Lawsuit funding, most often referred to as a “lawsuit loan” or “pre-settlement funding” is actually not a loan at all. Simply, pre-settlement funding is a nonrecourse cash advance predetermined and offered by a finance company to the client based upon the likelihood of successful outcome in the client’s favor as well as the probable duration of the case and estimated amount of the settlement that may be awarded to that client when the case concludes. Lawsuit funding is a win-win situation for the client, as he is able to get the money needed to stay in the lawsuit nonrecourse; meaning that if the case does not end in the client’s favor, he owes nothing to the finance company who granted the advance.
When the case does conclude in the client’s favor, the advance is paid back and any amount of money over and above the original advance and fees belongs to the client. Lawsuit funding is most often granted to claimants who have suffered a loss (i.e. due to personal injury, wrongful termination, worker’s compensation, etc.) and will agree to repay any advance given upon successful outcome of the case. Although the risk to the client is small, lawsuit funding is to be considered a last resort to fund a lawsuit and there are things to consider prior to signing a pre-settlement funding agreement.
The costs typically associated with a nonrecourse cash advance can be very high. Prior to entering into an agreement is wise to discuss how finance charges are calculated. Some funders will charge a flat fee, while still others accrue finance charges monthly. Monthly fees can result in huge costs at the end of a case if there is a long court battle and less of a settlement for the client. Unlike the low risk to the client, the risk to the funder can be extremely high. For this reason, the funder will scrutinize every aspect of the case and communicate thoroughly with the attorney or law firm involved to ensure that successful outcome on behalf of the client is likely.
In the event one chooses to use lawsuit funding, the client would simply contact a funder or broker who offers pre-settlement funding services to begin the process. Sometimes funders are referred by an attorney, but an attorney will never offer lawsuit funding as part of their services. Once beginning the process, the funder will contact the attorney or firm handling the case to obtain information that will be used to estimate the outcome of the case.

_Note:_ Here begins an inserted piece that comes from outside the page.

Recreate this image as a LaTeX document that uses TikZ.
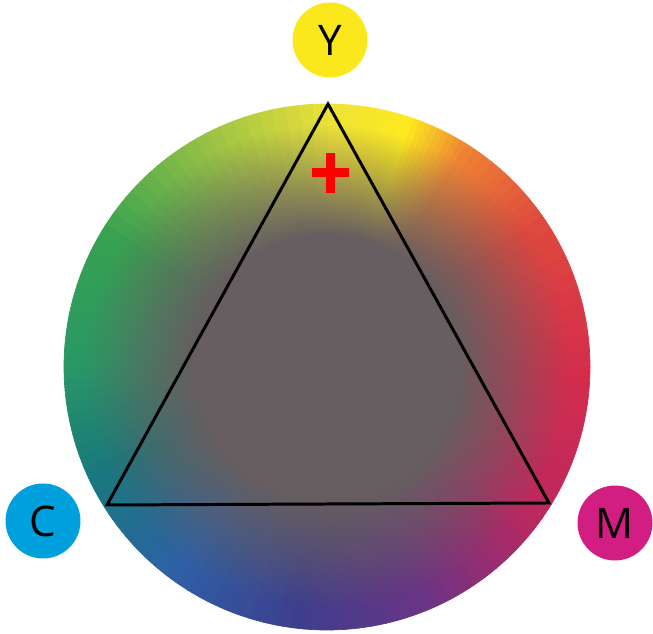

Specifically, the value of the case to estimate what the probably monetary reward to the client will be.
A nonrecourse cash advance will then be offered to the client based upon this estimate and an agreement drafted with respect to repayment and finance charges. Upon settlement of the case, or when the defendant pays what is awarded the client after losing the case in court, the amount of the cash advance as well as the associated fees are paid directly to the funder. Again, if the client were to find the verdict was not in his favor, he would owe nothing to the funder. Lawsuit funding can be a useful method to obtain funding to continue a court case or to pay living expenses where personal finds are depleted, but the case must be strong and a successful outcome likely.